### Information provided:
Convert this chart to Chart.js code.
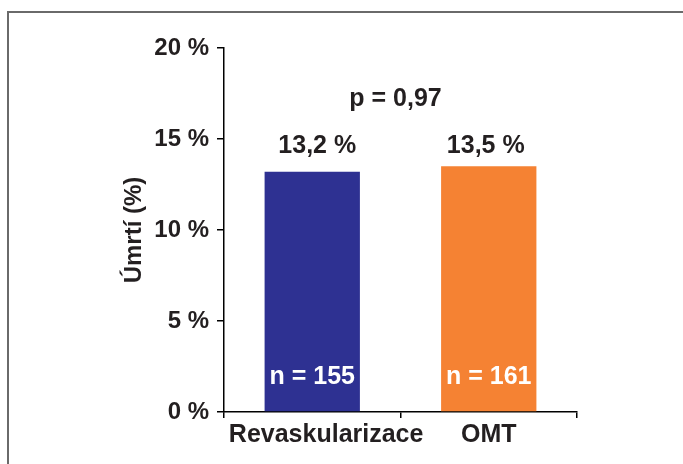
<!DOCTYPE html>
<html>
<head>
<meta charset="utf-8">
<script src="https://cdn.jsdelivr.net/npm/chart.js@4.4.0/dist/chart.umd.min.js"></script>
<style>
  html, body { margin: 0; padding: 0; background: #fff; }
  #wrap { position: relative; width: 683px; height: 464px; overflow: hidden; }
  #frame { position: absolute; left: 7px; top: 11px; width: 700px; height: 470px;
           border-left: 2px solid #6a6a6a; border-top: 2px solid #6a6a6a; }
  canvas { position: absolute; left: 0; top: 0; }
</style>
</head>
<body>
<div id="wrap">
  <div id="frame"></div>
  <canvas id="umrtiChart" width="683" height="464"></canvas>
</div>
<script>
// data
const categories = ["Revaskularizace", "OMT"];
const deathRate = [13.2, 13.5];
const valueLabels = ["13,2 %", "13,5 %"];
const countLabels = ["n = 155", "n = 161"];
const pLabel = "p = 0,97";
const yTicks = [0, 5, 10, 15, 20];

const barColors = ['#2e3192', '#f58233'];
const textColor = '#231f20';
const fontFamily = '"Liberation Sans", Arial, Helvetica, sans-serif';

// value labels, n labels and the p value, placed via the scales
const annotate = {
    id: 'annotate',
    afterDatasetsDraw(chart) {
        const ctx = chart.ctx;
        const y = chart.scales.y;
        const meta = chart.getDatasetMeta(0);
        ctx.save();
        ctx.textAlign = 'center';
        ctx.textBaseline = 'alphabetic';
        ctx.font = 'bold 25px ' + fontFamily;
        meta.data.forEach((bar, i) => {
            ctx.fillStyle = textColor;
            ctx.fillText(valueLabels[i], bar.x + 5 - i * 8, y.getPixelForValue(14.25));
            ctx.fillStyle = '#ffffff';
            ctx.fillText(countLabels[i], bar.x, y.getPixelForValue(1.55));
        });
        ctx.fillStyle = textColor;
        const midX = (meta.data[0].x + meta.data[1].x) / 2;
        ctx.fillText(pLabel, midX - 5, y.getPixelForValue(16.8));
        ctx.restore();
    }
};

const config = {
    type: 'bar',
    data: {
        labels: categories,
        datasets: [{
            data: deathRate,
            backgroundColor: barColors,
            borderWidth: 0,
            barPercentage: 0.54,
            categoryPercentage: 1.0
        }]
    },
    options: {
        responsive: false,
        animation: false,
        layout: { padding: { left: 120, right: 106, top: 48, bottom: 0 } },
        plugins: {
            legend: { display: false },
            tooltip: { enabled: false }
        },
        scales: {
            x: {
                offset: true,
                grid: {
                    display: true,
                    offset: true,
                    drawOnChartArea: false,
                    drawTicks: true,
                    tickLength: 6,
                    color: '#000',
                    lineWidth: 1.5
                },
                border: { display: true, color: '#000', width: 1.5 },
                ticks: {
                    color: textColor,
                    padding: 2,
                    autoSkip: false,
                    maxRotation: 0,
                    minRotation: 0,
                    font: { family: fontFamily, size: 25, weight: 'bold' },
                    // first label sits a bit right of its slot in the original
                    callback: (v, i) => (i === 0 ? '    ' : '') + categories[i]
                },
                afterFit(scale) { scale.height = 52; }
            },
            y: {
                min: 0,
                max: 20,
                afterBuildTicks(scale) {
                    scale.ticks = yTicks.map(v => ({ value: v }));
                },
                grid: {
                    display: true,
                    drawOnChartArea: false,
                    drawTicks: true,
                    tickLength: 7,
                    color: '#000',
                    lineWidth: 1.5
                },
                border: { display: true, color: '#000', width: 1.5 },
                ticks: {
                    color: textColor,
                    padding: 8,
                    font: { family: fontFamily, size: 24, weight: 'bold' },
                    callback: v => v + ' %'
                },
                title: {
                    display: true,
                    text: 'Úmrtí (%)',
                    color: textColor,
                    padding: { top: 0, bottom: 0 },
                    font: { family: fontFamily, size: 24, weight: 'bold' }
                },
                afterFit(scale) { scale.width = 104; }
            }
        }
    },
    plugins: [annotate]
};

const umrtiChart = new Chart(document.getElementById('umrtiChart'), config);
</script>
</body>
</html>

### Stated task:
Write the material out again exactly as it appears, dropping the pictures.

### Answer to the exercise:
Convert this chart to Chart.js code.
<!DOCTYPE html>
<html>
<head>
<meta charset="utf-8">
<script src="https://cdn.jsdelivr.net/npm/chart.js@4.4.0/dist/chart.umd.min.js"></script>
<style>
  html, body { margin: 0; padding: 0; background: #fff; }
  #wrap { position: relative; width: 683px; height: 464px; overflow: hidden; }
  #frame { position: absolute; left: 7px; top: 11px; width: 700px; height: 470px;
           border-left: 2px solid #6a6a6a; border-top: 2px solid #6a6a6a; }
  canvas { position: absolute; left: 0; top: 0; }
</style>
</head>
<body>
<div id="wrap">
  <div id="frame"></div>
  <canvas id="umrtiChart" width="683" height="464"></canvas>
</div>
<script>
// data
const categories = ["Revaskularizace", "OMT"];
const deathRate = [13.2, 13.5];
const valueLabels = ["13,2 %", "13,5 %"];
const countLabels = ["n = 155", "n = 161"];
const pLabel = "p = 0,97";
const yTicks = [0, 5, 10, 15, 20];

const barColors = ['#2e3192', '#f58233'];
const textColor = '#231f20';
const fontFamily = '"Liberation Sans", Arial, Helvetica, sans-serif';

// value labels, n labels and the p value, placed via the scales
const annotate = {
    id: 'annotate',
    afterDatasetsDraw(chart) {
        const ctx = chart.ctx;
        const y = chart.scales.y;
        const meta = chart.getDatasetMeta(0);
        ctx.save();
        ctx.textAlign = 'center';
        ctx.textBaseline = 'alphabetic';
        ctx.font = 'bold 25px ' + fontFamily;
        meta.data.forEach((bar, i) => {
            ctx.fillStyle = textColor;
            ctx.fillText(valueLabels[i], bar.x + 5 - i * 8, y.getPixelForValue(14.25));
            ctx.fillStyle = '#ffffff';
            ctx.fillText(countLabels[i], bar.x, y.getPixelForValue(1.55));
        });
        ctx.fillStyle = textColor;
        const midX = (meta.data[0].x + meta.data[1].x) / 2;
        ctx.fillText(pLabel, midX - 5, y.getPixelForValue(16.8));
        ctx.restore();
    }
};

const config = {
    type: 'bar',
    data: {
        labels: categories,
        datasets: [{
            data: deathRate,
            backgroundColor: barColors,
            borderWidth: 0,
            barPercentage: 0.54,
            categoryPercentage: 1.0
        }]
    },
    options: {
        responsive: false,
        animation: false,
        layout: { padding: { left: 120, right: 106, top: 48, bottom: 0 } },
        plugins: {
            legend: { display: false },
            tooltip: { enabled: false }
        },
        scales: {
            x: {
                offset: true,
                grid: {
                    display: true,
                    offset: true,
                    drawOnChartArea: false,
                    drawTicks: true,
                    tickLength: 6,
                    color: '#000',
                    lineWidth: 1.5
                },
                border: { display: true, color: '#000', width: 1.5 },
                ticks: {
                    color: textColor,
                    padding: 2,
                    autoSkip: false,
                    maxRotation: 0,
                    minRotation: 0,
                    font: { family: fontFamily, size: 25, weight: 'bold' },
                    // first label sits a bit right of its slot in the original
                    callback: (v, i) => (i === 0 ? '    ' : '') + categories[i]
                },
                afterFit(scale) { scale.height = 52; }
            },
            y: {
                min: 0,
                max: 20,
                afterBuildTicks(scale) {
                    scale.ticks = yTicks.map(v => ({ value: v }));
                },
                grid: {
                    display: true,
                    drawOnChartArea: false,
                    drawTicks: true,
                    tickLength: 7,
                    color: '#000',
                    lineWidth: 1.5
                },
                border: { display: true, color: '#000', width: 1.5 },
                ticks: {
                    color: textColor,
                    padding: 8,
                    font: { family: fontFamily, size: 24, weight: 'bold' },
                    callback: v => v + ' %'
                },
                title: {
                    display: true,
                    text: 'Úmrtí (%)',
                    color: textColor,
                    padding: { top: 0, bottom: 0 },
                    font: { family: fontFamily, size: 24, weight: 'bold' }
                },
                afterFit(scale) { scale.width = 104; }
            }
        }
    },
    plugins: [annotate]
};

const umrtiChart = new Chart(document.getElementById('umrtiChart'), config);
</script>
</body>
</html>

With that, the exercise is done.